Task goal.
Return exactly and only these lines: the first of the listing through the one containing "reset_idx = list(range(-50, 0))".

Provided material.
====

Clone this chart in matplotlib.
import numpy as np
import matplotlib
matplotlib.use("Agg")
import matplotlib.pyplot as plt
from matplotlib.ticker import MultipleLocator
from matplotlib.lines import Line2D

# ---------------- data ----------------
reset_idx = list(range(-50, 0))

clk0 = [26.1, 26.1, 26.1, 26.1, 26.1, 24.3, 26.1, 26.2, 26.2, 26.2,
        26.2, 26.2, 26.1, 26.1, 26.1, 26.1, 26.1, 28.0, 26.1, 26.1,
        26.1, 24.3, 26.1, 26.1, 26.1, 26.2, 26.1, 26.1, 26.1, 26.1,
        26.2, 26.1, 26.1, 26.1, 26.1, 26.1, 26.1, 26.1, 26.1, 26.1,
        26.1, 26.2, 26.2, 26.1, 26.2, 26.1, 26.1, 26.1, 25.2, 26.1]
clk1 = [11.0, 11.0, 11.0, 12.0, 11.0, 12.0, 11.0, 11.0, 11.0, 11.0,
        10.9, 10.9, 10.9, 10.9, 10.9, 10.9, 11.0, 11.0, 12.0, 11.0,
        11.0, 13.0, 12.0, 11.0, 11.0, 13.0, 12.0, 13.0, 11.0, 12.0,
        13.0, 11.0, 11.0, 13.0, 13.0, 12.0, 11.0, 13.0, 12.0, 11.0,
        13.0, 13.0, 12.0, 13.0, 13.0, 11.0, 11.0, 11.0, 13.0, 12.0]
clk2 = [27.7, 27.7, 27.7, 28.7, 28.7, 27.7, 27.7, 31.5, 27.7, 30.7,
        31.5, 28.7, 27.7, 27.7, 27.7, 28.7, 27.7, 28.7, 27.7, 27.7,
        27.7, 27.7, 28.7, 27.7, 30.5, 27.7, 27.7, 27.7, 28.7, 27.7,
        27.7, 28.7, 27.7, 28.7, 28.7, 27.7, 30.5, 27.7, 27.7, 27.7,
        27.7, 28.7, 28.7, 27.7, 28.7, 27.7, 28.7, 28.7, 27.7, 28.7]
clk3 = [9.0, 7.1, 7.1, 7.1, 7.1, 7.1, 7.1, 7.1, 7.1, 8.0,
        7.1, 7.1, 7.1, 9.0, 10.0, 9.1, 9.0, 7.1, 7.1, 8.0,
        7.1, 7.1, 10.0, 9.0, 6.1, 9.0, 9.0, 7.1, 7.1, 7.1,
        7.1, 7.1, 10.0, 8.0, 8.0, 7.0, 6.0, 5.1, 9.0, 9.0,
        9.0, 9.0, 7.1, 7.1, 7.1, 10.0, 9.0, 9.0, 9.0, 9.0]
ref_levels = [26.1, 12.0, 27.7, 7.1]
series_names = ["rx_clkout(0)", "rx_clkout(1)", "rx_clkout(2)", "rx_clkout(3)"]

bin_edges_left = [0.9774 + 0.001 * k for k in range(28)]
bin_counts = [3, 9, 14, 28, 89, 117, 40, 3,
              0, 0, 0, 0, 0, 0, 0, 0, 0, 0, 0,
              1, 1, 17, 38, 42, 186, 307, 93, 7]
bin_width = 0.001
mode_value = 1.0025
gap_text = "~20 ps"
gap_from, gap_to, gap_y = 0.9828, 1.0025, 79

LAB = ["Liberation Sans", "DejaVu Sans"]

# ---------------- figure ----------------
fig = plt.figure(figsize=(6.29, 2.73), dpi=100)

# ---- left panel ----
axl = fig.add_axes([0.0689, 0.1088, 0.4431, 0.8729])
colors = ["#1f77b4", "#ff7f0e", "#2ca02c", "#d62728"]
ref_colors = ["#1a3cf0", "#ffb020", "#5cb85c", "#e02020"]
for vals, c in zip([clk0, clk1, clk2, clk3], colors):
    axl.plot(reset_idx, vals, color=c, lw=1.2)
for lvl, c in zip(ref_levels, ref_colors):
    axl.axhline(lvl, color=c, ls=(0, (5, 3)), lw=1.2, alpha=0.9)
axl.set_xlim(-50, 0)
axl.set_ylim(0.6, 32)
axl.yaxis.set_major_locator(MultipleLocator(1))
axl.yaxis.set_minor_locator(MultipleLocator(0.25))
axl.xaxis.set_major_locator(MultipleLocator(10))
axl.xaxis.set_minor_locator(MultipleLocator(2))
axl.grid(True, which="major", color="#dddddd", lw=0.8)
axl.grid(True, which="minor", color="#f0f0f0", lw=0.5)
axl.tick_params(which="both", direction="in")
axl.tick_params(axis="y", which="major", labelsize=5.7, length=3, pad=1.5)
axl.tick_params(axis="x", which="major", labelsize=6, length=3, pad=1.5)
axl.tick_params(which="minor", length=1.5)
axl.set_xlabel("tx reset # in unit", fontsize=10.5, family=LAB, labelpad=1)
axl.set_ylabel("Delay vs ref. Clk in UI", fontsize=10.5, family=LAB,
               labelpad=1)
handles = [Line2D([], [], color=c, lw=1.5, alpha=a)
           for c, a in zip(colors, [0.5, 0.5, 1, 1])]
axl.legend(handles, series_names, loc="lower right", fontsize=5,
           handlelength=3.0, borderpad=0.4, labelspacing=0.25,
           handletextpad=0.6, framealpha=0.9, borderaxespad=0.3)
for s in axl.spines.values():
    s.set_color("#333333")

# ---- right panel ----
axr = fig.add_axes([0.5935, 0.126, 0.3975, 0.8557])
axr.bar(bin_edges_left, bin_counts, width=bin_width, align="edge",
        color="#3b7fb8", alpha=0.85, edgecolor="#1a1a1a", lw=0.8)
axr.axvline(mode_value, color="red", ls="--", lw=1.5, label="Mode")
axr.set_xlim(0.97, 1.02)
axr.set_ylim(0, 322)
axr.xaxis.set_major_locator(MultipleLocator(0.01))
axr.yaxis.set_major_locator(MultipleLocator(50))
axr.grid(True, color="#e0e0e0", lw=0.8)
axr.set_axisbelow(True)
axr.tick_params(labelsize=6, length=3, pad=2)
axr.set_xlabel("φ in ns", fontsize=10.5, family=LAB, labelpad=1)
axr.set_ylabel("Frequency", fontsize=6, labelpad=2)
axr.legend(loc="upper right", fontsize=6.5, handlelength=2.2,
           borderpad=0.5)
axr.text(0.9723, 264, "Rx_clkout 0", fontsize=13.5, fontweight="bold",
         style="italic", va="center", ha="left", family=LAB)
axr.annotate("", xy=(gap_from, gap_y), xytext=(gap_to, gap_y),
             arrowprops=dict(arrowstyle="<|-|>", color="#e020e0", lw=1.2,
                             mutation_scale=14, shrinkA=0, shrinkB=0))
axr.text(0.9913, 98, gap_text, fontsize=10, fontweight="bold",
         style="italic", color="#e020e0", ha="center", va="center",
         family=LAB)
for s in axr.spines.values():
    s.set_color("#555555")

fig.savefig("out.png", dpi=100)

====

Result of this task.
Clone this chart in matplotlib.
import numpy as np
import matplotlib
matplotlib.use("Agg")
import matplotlib.pyplot as plt
from matplotlib.ticker import MultipleLocator
from matplotlib.lines import Line2D

# ---------------- data ----------------
reset_idx = list(range(-50, 0))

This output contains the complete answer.